How Couples Lose Their Connection


When couples are in distress, it is usually because they don't feel emotionally safe with each other. Underneath all the distress, partners are asking each other: Can I count on you, depend on you? Are you there for me? Do I matter to you? Do you love me? Want me?" The anger, the criticism and the demands that couples often employ are really cries to their lovers, to draw their mates back in emotionally and establish a safe connection.
When that emotional bond or connection is lacking, we are swamped by what neuroscientists call "primal panic." That may sound dramatic, but it happens. We get anxious. Freud himself wrote: We are never so vulnerable as when we love. When we become anxious in our relationship, we generally do one of two things: we either become critical, judgmental and demanding or clinging in an effort to draw comfort and reassurance from our partner, or we withdraw and detach in an attempt to soothe and protect ourselves.
Most of the time, when I work with couples who are struggling, I usually help them discover that their angry, blaming or distancing behavior toward one another is actually a protest over feeling disconnected or unsafe, impinged upon, or not loved or even wanted.
Our society emphasizes individuality and independence--important states of being, no doubt. Born to Be Free, as the song goes. The reality is that we also need to feel connected. Our brains are wired for connection and we are dependent on one another for that connection and staying engaged. The dictionary defines engaged as being absorbed, attracted, involved. Emotional engagement here means the very special kind of attention that we give only to a loved one. We gaze at them longer, touch them more. We are emotionally present.
So, if we love our partners, why do we not just hear each other's call for attention and connection and respond with caring? Because much of the time we are not tuned in to our partners. We are distracted or caught up in our own agendas. We do not give clear messages about what we need or how much we care. We speak tentatively. Or we send out calls for connection tinged with anger and frustration because we do not feel confident and safe in our relationship. We wind up demanding and criticizing rather than requesting, which only leads to power struggles, defensiveness and distancing.

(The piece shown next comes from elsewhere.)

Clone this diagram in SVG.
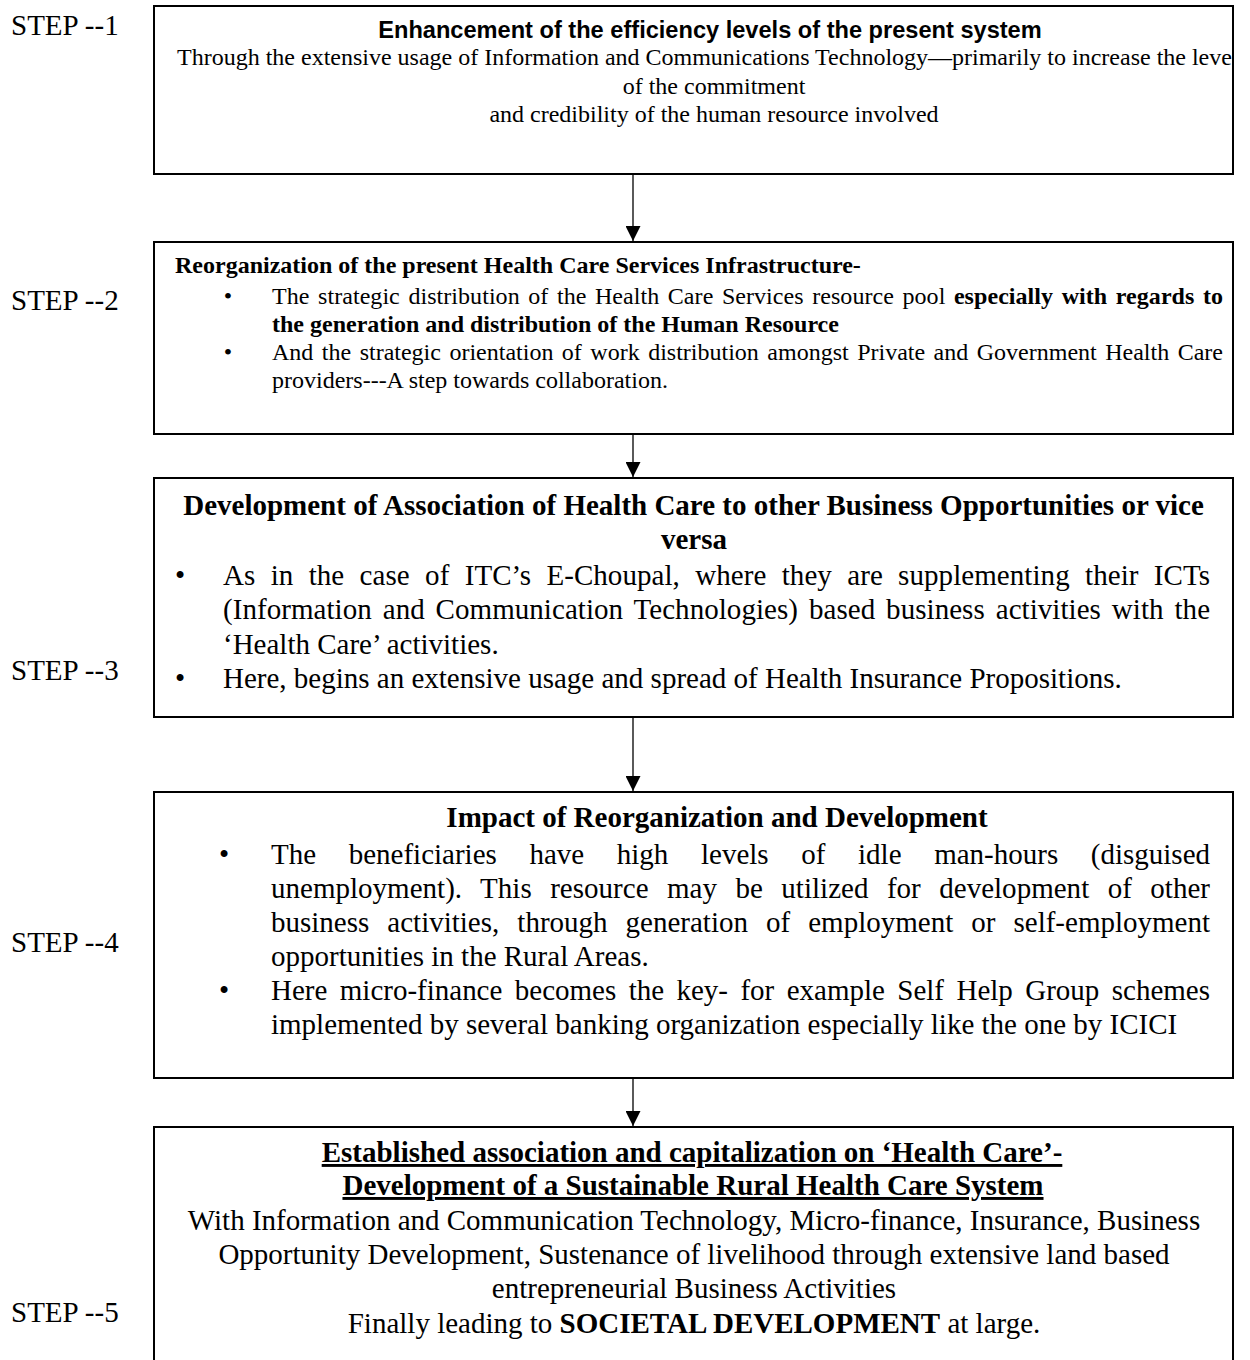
<svg xmlns="http://www.w3.org/2000/svg" width="1250" height="1360" viewBox="0 0 1250 1360">
<style>
.box{fill:none;stroke:#000;stroke-width:2}
.t{font-family:"Liberation Serif","Times New Roman",serif;fill:#000}
.h{font-family:"Liberation Sans",Arial,sans-serif;font-weight:bold;fill:#000}
.s24{font-size:24px}
.s29{font-size:29px}
.b{font-weight:bold}
.c{text-anchor:middle}
.u{text-decoration:underline}
.con{stroke:#000;stroke-width:1.3;fill:none}
</style>
<defs>
<marker id="ah" viewBox="0 0 15 15" refX="15" refY="7.5" markerWidth="15" markerHeight="15" markerUnits="userSpaceOnUse" orient="auto">
<path d="M0,0 L15,7.5 L0,15 z" fill="#000"/>
</marker>
<clipPath id="clip1"><rect x="154" y="6" width="1078" height="168"/></clipPath>
</defs>
<rect width="1250" height="1360" fill="#fff"/>

<g id="labels" class="t s29">
<text x="11" y="35">STEP --1</text>
<text x="11" y="310">STEP --2</text>
<text x="11" y="680">STEP --3</text>
<text x="11" y="952">STEP --4</text>
<text x="11" y="1322">STEP --5</text>
</g>

<g id="step1">
<rect class="box" x="154" y="6" width="1079" height="168"/>
<text class="h c" x="710" y="38" font-size="23.6">Enhancement of the efficiency levels of the present system</text>
<g clip-path="url(#clip1)">
<text class="t s24" x="177" y="65">Through the extensive usage of Information and Communications Technology—primarily to increase the leve</text>
</g>
<text class="t s24 c" x="714" y="93.5">of the commitment</text>
<text class="t s24 c" x="714" y="122">and credibility of the human resource involved</text>
</g>

<g id="step2">
<rect class="box" x="154" y="242" width="1079" height="192"/>
<text class="t s24 b" x="175" y="273">Reorganization of the present Health Care Services Infrastructure-</text>
<text class="t s24 c" x="228" y="304">•</text>
<text class="t s24 c" x="228" y="360">•</text>
<text class="t s24" x="272" y="304" word-spacing="2.5" textLength="951" lengthAdjust="spacing">The strategic distribution of the Health Care Services resource pool <tspan class="b">especially with regards to</tspan></text>
<text class="t s24 b" x="272" y="332">the generation and distribution of the Human Resource</text>
<text class="t s24" x="272" y="360" word-spacing="2.5" textLength="951" lengthAdjust="spacing">And the strategic orientation of work distribution amongst Private and Government Health Care</text>
<text class="t s24" x="272" y="388">providers---A step towards collaboration.</text>
</g>

<g id="step3">
<rect class="box" x="154" y="478" width="1079" height="239"/>
<text class="t s29 b c" x="693.5" y="515">Development of Association of Health Care to other Business Opportunities or vice</text>
<text class="t s29 b c" x="694" y="549">versa</text>
<text class="t s29 c" x="180" y="585">•</text>
<text class="t s29 c" x="180" y="688">•</text>
<text class="t s29" x="223" y="585" word-spacing="8" textLength="987" lengthAdjust="spacing">As in the case of ITC’s E-Choupal, where they are supplementing their ICTs</text>
<text class="t s29" x="223" y="619" word-spacing="3.6" textLength="987" lengthAdjust="spacing">(Information and Communication Technologies) based business activities with the</text>
<text class="t s29" x="223" y="654">‘Health Care’ activities.</text>
<text class="t s29" x="223" y="688">Here, begins an extensive usage and spread of Health Insurance Propositions.</text>
</g>

<g id="step4">
<rect class="box" x="154" y="792" width="1079" height="286"/>
<text class="t s29 b c" x="717" y="827">Impact of Reorganization and Development</text>
<text class="t s29 c" x="224" y="864">•</text>
<text class="t s29 c" x="224" y="1000">•</text>
<text class="t s29" x="271" y="864" word-spacing="25.4" textLength="939" lengthAdjust="spacing">The beneficiaries have high levels of idle man-hours (disguised</text>
<text class="t s29" x="271" y="898" word-spacing="11.2" textLength="939" lengthAdjust="spacing">unemployment). This resource may be utilized for development of other</text>
<text class="t s29" x="271" y="932" word-spacing="10.8" textLength="939" lengthAdjust="spacing">business activities, through generation of employment or self-employment</text>
<text class="t s29" x="271" y="966">opportunities in the Rural Areas.</text>
<text class="t s29" x="271" y="1000" word-spacing="5.2" textLength="939" lengthAdjust="spacing">Here micro-finance becomes the key- for example Self Help Group schemes</text>
<text class="t s29" x="271" y="1034">implemented by several banking organization especially like the one by ICICI</text>
</g>

<g id="step5">
<rect class="box" x="154" y="1127" width="1079" height="250"/>
<text class="t s29 b c u" x="692" y="1162">Established association and capitalization on ‘Health Care’-</text>
<text class="t s29 b c u" x="693" y="1195">Development of a Sustainable Rural Health Care System</text>
<text class="t s29 c" x="694" y="1230">With Information and Communication Technology, Micro-finance, Insurance, Business</text>
<text class="t s29 c" x="694" y="1264">Opportunity Development, Sustenance of livelihood through extensive land based</text>
<text class="t s29 c" x="694" y="1298">entrepreneurial Business Activities</text>
<text class="t s29 c" x="694" y="1333">Finally leading to <tspan class="b">SOCIETAL DEVELOPMENT</tspan> at large.</text>
</g>

<g id="connectors">
<line class="con" x1="633" y1="174" x2="633" y2="241" marker-end="url(#ah)"/>
<line class="con" x1="633" y1="434" x2="633" y2="477" marker-end="url(#ah)"/>
<line class="con" x1="633" y1="717" x2="633" y2="791" marker-end="url(#ah)"/>
<line class="con" x1="633" y1="1078" x2="633" y2="1126" marker-end="url(#ah)"/>
</g>
</svg>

The longer partners feel disconnected, the more negative their interactions become. When marriage fails, it is not increasing conflict that is the cause. It is decreasing affection and emotional responsiveness. Based on John Gottman's research, we now know that successful couples share five positive interactions for every one negative interaction. Think about that! Indeed the lack of emotional responsiveness rather than the level of conflict is the best predictor of how solid a marriage will be five years into it. The demise of marriage begins with a growing absence of responsive intimate interactions. The conflicts come later.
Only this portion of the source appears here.